# [Data lines]

# # # # #

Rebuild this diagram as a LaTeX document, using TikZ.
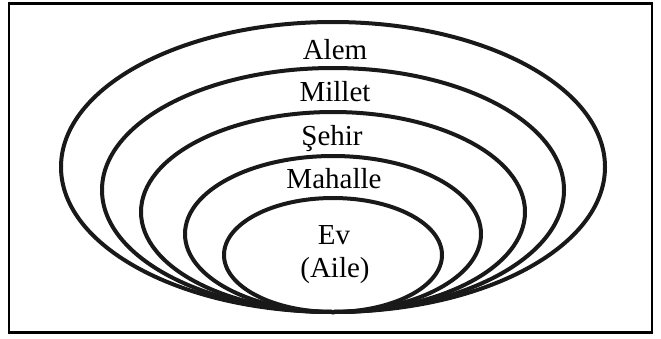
\documentclass[tikz,border=0pt]{standalone}
\usepackage{fontspec}
\setmainfont{Liberation Serif}
\usetikzlibrary{positioning}

\begin{document}
\begin{tikzpicture}[
    x=1pt, y=-1pt,
    frameline/.style = {line width=2.6pt, draw=black},
    ring/.style      = {line width=4pt, draw=black!90},
    ringlbl/.style   = {font=\fontsize{29}{33}\selectfont, text=black,
                        inner sep=0pt, anchor=base},
]

%% ============================================================
%% COORDINATES
%% ============================================================
\def\xMid{333}
\def\yFoot{312}

\useasboundingbox (0,0) rectangle (661,338);

%% ============================================================
%% FRAME
%% ============================================================
\draw[frameline] (9,3.5) rectangle (652,332.5);

%% ============================================================
%% NESTED RINGS (all touching at the foot)
%% ============================================================
\draw[ring] (\xMid, \yFoot-145) ellipse [x radius=272, y radius=145];
\draw[ring] (\xMid, \yFoot-122) ellipse [x radius=231, y radius=122];
\draw[ring] (\xMid, \yFoot-100) ellipse [x radius=192, y radius=100];
\draw[ring] (\xMid, \yFoot-78)  ellipse [x radius=148, y radius=78];
\draw[ring] (\xMid, \yFoot-57)  ellipse [x radius=109, y radius=57];

%% ============================================================
%% LABELS
%% ============================================================
\node[ringlbl] (alem)    at (335, 59)  {Alem};
\node[ringlbl] (millet)  at (335, 101) {Millet};
\node[ringlbl] (sehir)   at (332, 145) {Şehir};
\node[ringlbl] (mahalle) at (334, 188) {Mahalle};
\node[ringlbl] (ev)      at (334, 244) {Ev};
\node[ringlbl] (aile)    at (335, 277) {(Aile)};

\end{tikzpicture}
\end{document}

# # # # #

# [Exercise directions]
Omit the pictures and output all of the other material exactly.

# [The completed task]
Rebuild this diagram as a LaTeX document, using TikZ.
\documentclass[tikz,border=0pt]{standalone}
\usepackage{fontspec}
\setmainfont{Liberation Serif}
\usetikzlibrary{positioning}

\begin{document}
\begin{tikzpicture}[
    x=1pt, y=-1pt,
    frameline/.style = {line width=2.6pt, draw=black},
    ring/.style      = {line width=4pt, draw=black!90},
    ringlbl/.style   = {font=\fontsize{29}{33}\selectfont, text=black,
                        inner sep=0pt, anchor=base},
]

%% ============================================================
%% COORDINATES
%% ============================================================
\def\xMid{333}
\def\yFoot{312}

\useasboundingbox (0,0) rectangle (661,338);

%% ============================================================
%% FRAME
%% ============================================================
\draw[frameline] (9,3.5) rectangle (652,332.5);

%% ============================================================
%% NESTED RINGS (all touching at the foot)
%% ============================================================
\draw[ring] (\xMid, \yFoot-145) ellipse [x radius=272, y radius=145];
\draw[ring] (\xMid, \yFoot-122) ellipse [x radius=231, y radius=122];
\draw[ring] (\xMid, \yFoot-100) ellipse [x radius=192, y radius=100];
\draw[ring] (\xMid, \yFoot-78)  ellipse [x radius=148, y radius=78];
\draw[ring] (\xMid, \yFoot-57)  ellipse [x radius=109, y radius=57];

%% ============================================================
%% LABELS
%% ============================================================
\node[ringlbl] (alem)    at (335, 59)  {Alem};
\node[ringlbl] (millet)  at (335, 101) {Millet};
\node[ringlbl] (sehir)   at (332, 145) {Şehir};
\node[ringlbl] (mahalle) at (334, 188) {Mahalle};
\node[ringlbl] (ev)      at (334, 244) {Ev};
\node[ringlbl] (aile)    at (335, 277) {(Aile)};

\end{tikzpicture}
\end{document}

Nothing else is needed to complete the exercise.